Do we still have the physics thread? I couldn't find it. And yes, that's correct. Whatever happens inside of the barrier can't effect anything outside, though (we're investigating the quantum random walk in 2-Dimensions with absorbing regions - when the walker hits the barrier in the classical walk it's absorbed which is no problem to code, but my supervisor and I are having trouble trying to construct boundary conditions at the absorber for the quantum case). Can't wait until Thursday evening when I have some free time to dig deeper into this.

Fields medalists were announced today. Is it just me, or is Mirzakhani kind of a fox?

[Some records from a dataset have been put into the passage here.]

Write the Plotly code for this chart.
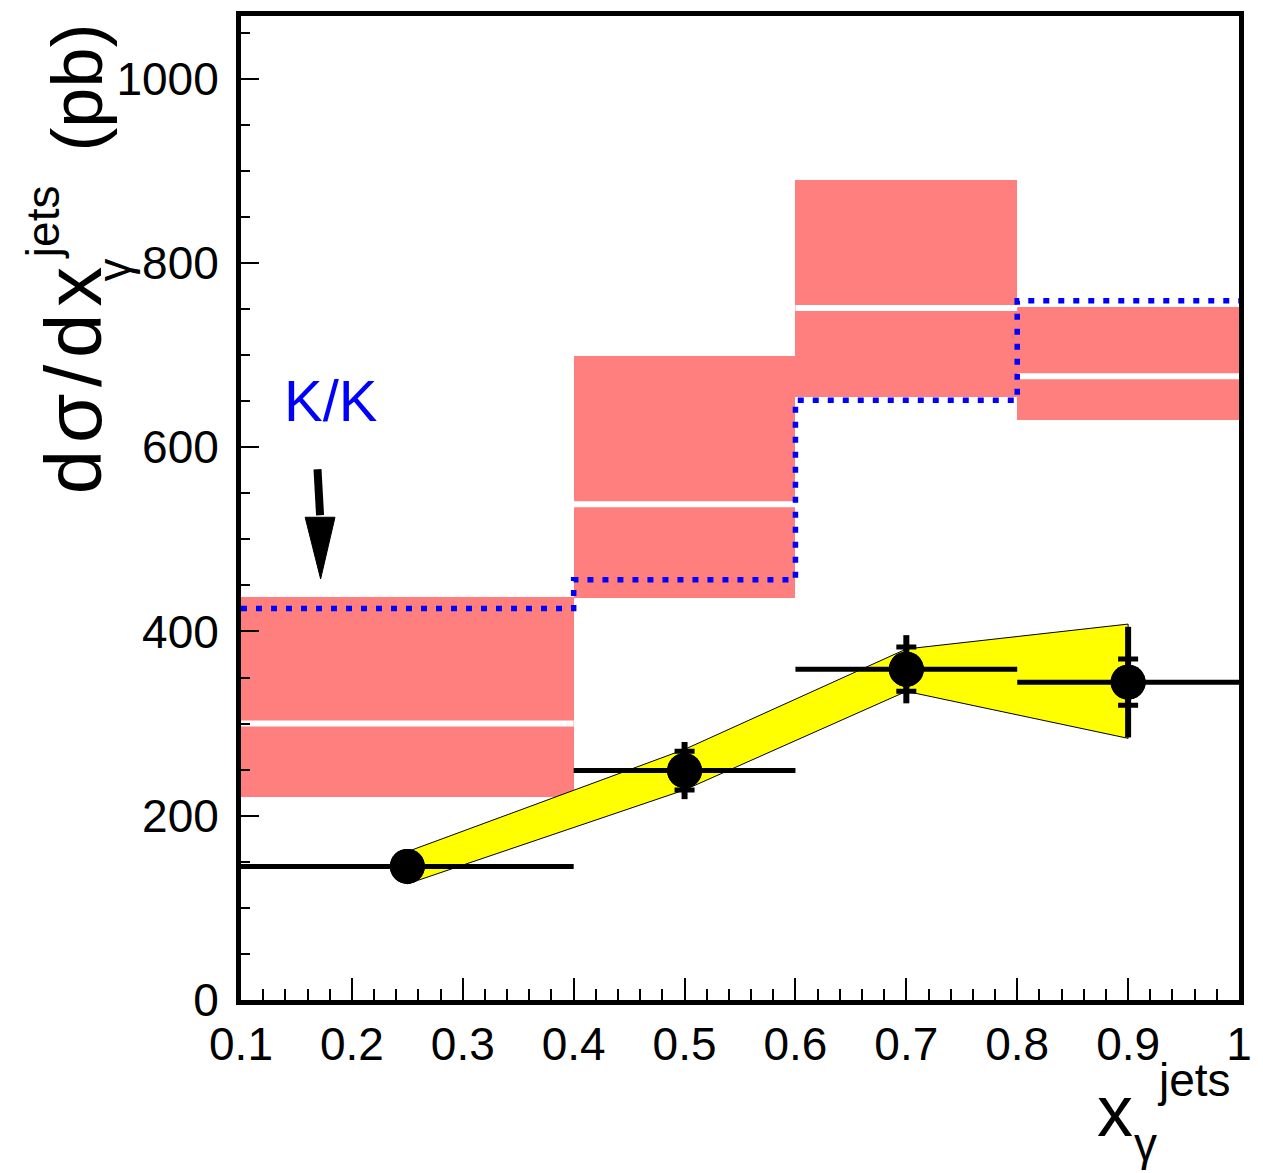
import plotly.graph_objects as go

# ---- data ----
bin_lo = [0.1, 0.4, 0.6, 0.8]
bin_hi = [0.4, 0.6, 0.8, 1.0]
theory_lo = [220, 436, 655, 629]
theory_hi = [437, 699, 890, 752]
theory_central = [300, 538, 751, 677]
kk_values = [425, 456, 651, 759]

data_x = [0.25, 0.5, 0.7, 0.9]
data_y = [145, 249, 359, 345]
stat_err = [10, 21, 24, 25]
tot_err = [16, 31, 37, 60]

band_x = [0.25, 0.5, 0.7, 0.9]
band_hi = [161, 272, 381, 408]
band_lo = [126, 228, 335, 284]

x_tickvals = [0.1, 0.2, 0.3, 0.4, 0.5, 0.6, 0.7, 0.8, 0.9, 1.0]
x_ticktext = ["0.1", "0.2", "0.3", "0.4", "0.5", "0.6", "0.7", "0.8", "0.9", "1"]
y_tickvals = [0, 200, 400, 600, 800, 1000]
y_ticktext = ["0", "200", "400", "600", "800", "1000"]

arrow_tail = (0.169, 576)
arrow_tip = (0.1718, 457)
label_pos = (0.181, 651)

FONT = "Liberation Sans"
X_RANGE = [0.1, 1.0]
Y_RANGE = [0, 1068]
M_L, M_R, M_T, M_B = 241, 18, 11, 173
PLOT_W, PLOT_H = 1263 - M_L - M_R, 1173 - M_T - M_B
px_x = PLOT_W / (X_RANGE[1] - X_RANGE[0])
px_y = PLOT_H / (Y_RANGE[1] - Y_RANGE[0])

fig = go.Figure()

# red theory boxes
fig.add_trace(go.Bar(
    x=[(a + b) / 2 for a, b in zip(bin_lo, bin_hi)],
    y=[h - l for h, l in zip(theory_hi, theory_lo)],
    base=theory_lo,
    width=[b - a for a, b in zip(bin_lo, bin_hi)],
    marker=dict(color="#FF7F7F", line=dict(width=0)),
    hoverinfo="skip", showlegend=False,
))

# white central lines
wx, wy = [], []
for a, b, c in zip(bin_lo, bin_hi, theory_central):
    wx += [a, b, None]
    wy += [c, c, None]
fig.add_trace(go.Scatter(x=wx, y=wy, mode="lines",
                         line=dict(color="white", width=6),
                         hoverinfo="skip", showlegend=False))

# blue dotted step histogram
sx, sy = [], []
for a, b, v in zip(bin_lo, bin_hi, kk_values):
    sx += [a, b]
    sy += [v, v]
fig.add_trace(go.Scatter(x=sx, y=sy, mode="lines",
                         line=dict(color="#0000FF", width=5.5, dash="6px,9px"),
                         hoverinfo="skip", showlegend=False))

# yellow band
fig.add_trace(go.Scatter(
    x=band_x + band_x[::-1] + [band_x[0]],
    y=band_hi + band_lo[::-1] + [band_hi[0]],
    mode="lines", fill="toself", fillcolor="#FFFF00",
    line=dict(color="black", width=1),
    hoverinfo="skip", showlegend=False))

# data: total errors + x bins
fig.add_trace(go.Scatter(
    x=data_x, y=data_y, mode="markers",
    marker=dict(color="black", size=35),
    error_x=dict(type="data", symmetric=False,
                 array=[b - x for b, x in zip(bin_hi, data_x)],
                 arrayminus=[x - a for a, x in zip(bin_lo, data_x)],
                 color="black", thickness=5, width=0),
    error_y=dict(type="data", array=tot_err, color="black", thickness=6, width=0),
    hoverinfo="skip", showlegend=False))

# stat error caps
fig.add_trace(go.Scatter(
    x=data_x, y=data_y, mode="markers",
    marker=dict(color="black", size=35),
    error_y=dict(type="data", array=stat_err, color="black", thickness=5, width=10),
    hoverinfo="skip", showlegend=False))

# arrow
head_len = 62 / px_y
head_hw = 15 / px_x
base_y = arrow_tip[1] + head_len
fig.add_trace(go.Scatter(x=[arrow_tail[0], arrow_tip[0] - 0.0005], y=[arrow_tail[1], base_y + 2 / px_y],
                         mode="lines", line=dict(color="black", width=8),
                         hoverinfo="skip", showlegend=False))
fig.add_trace(go.Scatter(
    x=[arrow_tip[0] - head_hw - 0.0005, arrow_tip[0] + head_hw - 0.0005, arrow_tip[0], arrow_tip[0] - head_hw - 0.0005],
    y=[base_y, base_y, arrow_tip[1], base_y],
    mode="lines", fill="toself", fillcolor="black", line=dict(color="black", width=1),
    hoverinfo="skip", showlegend=False))

annotations = [
    dict(x=label_pos[0], y=label_pos[1], xref="x", yref="y", text="K/K", showarrow=False,
         font=dict(family=FONT, size=58, color="#0000FF")),
]

def pp(px, py):
    return (px - M_L) / PLOT_W, (1173 - M_B - py) / PLOT_H

def add_txt(px, py, text, size, angle=0):
    xp, yp = pp(px, py)
    annotations.append(dict(x=xp, y=yp, xref="paper", yref="paper", text=text,
                            showarrow=False, textangle=angle,
                            xanchor="center", yanchor="middle",
                            font=dict(family=FONT, size=size, color="black")))

# y title pieces
add_txt(72, 378, "d\u200aσ\u200a/\u200ad\u200ax", 80, -90)
add_txt(113, 266, "γ", 46, -90)
add_txt(42, 218, "jets", 46, -90)
add_txt(76, 83, "(pb)", 72, -90)
# x title pieces
add_txt(1120, 1112, "x", 72)
add_txt(1151, 1145, "γ", 46)
add_txt(1200, 1080, "jets", 46)

fig.update_layout(
    width=1263, height=1173,
    margin=dict(l=M_L, r=M_R, t=M_T, b=M_B),
    paper_bgcolor="white", plot_bgcolor="white",
    barmode="overlay", bargap=0,
    annotations=annotations,
    font=dict(family=FONT, color="black"),
    xaxis=dict(range=X_RANGE, showgrid=False, zeroline=False,
               showline=True, linecolor="black", linewidth=5, mirror=True,
               ticks="inside", ticklen=22, tickwidth=2, tickcolor="black",
               tickvals=x_tickvals, ticktext=x_ticktext,
               tickfont=dict(family=FONT, size=46),
               minor=dict(ticks="inside", ticklen=11, tickwidth=1.5, tickcolor="black", dtick=0.02, tick0=0.1)),
    yaxis=dict(range=Y_RANGE, showgrid=False, zeroline=False,
               showline=True, linecolor="black", linewidth=5, mirror=True,
               ticks="inside", ticklen=18, tickwidth=2, tickcolor="black",
               tickvals=y_tickvals, ticktext=y_ticktext,
               tickfont=dict(family=FONT, size=46),
               ticklabelstandoff=8,
               minor=dict(ticks="inside", ticklen=9, tickwidth=1.5, tickcolor="black", dtick=50, tick0=0)),
)

fig.write_html("out.html")
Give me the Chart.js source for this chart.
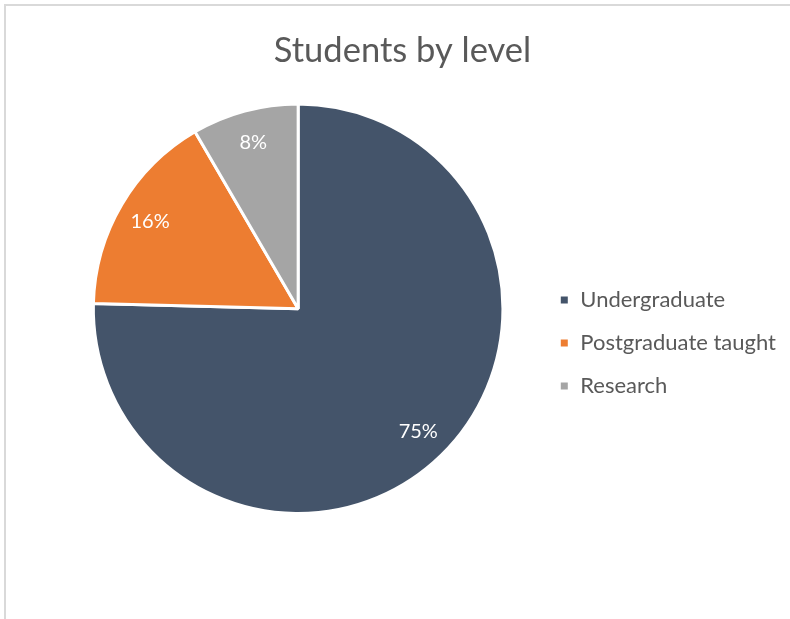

how easy or difficult would it be to teach yourself a semester's worth of calculus? looks like that's what i'm going to have to do, my teacher is just as clueless as i am btw just learning limits right now, doing pretty okay with those

Imho I struggled the most with the formal limit definitions, after that it was doable. It really depends on the syllabus. Also why is he/she your teacher if they're clueless? Is it just another student or something?

i should rephrase: he's brilliant with calculus, but clueless as how to teach students. his knowledge isn't directly transferable, unfortunately. i believe he was an engineer at nasa or something, long time ago.

Well if you can ask him questions then I think it's very doable. Especially if you also keep maths.stackexchange in mind and stuff like that.

y^2 + 3xy - 10x^2 + y + 5x = 0 Hint on how to solve for y?

It's just a quadratic equation in y? So just look at x as if it were a constant. And your solution will depend on x.

Oh, right, you can do it like that. Thanks.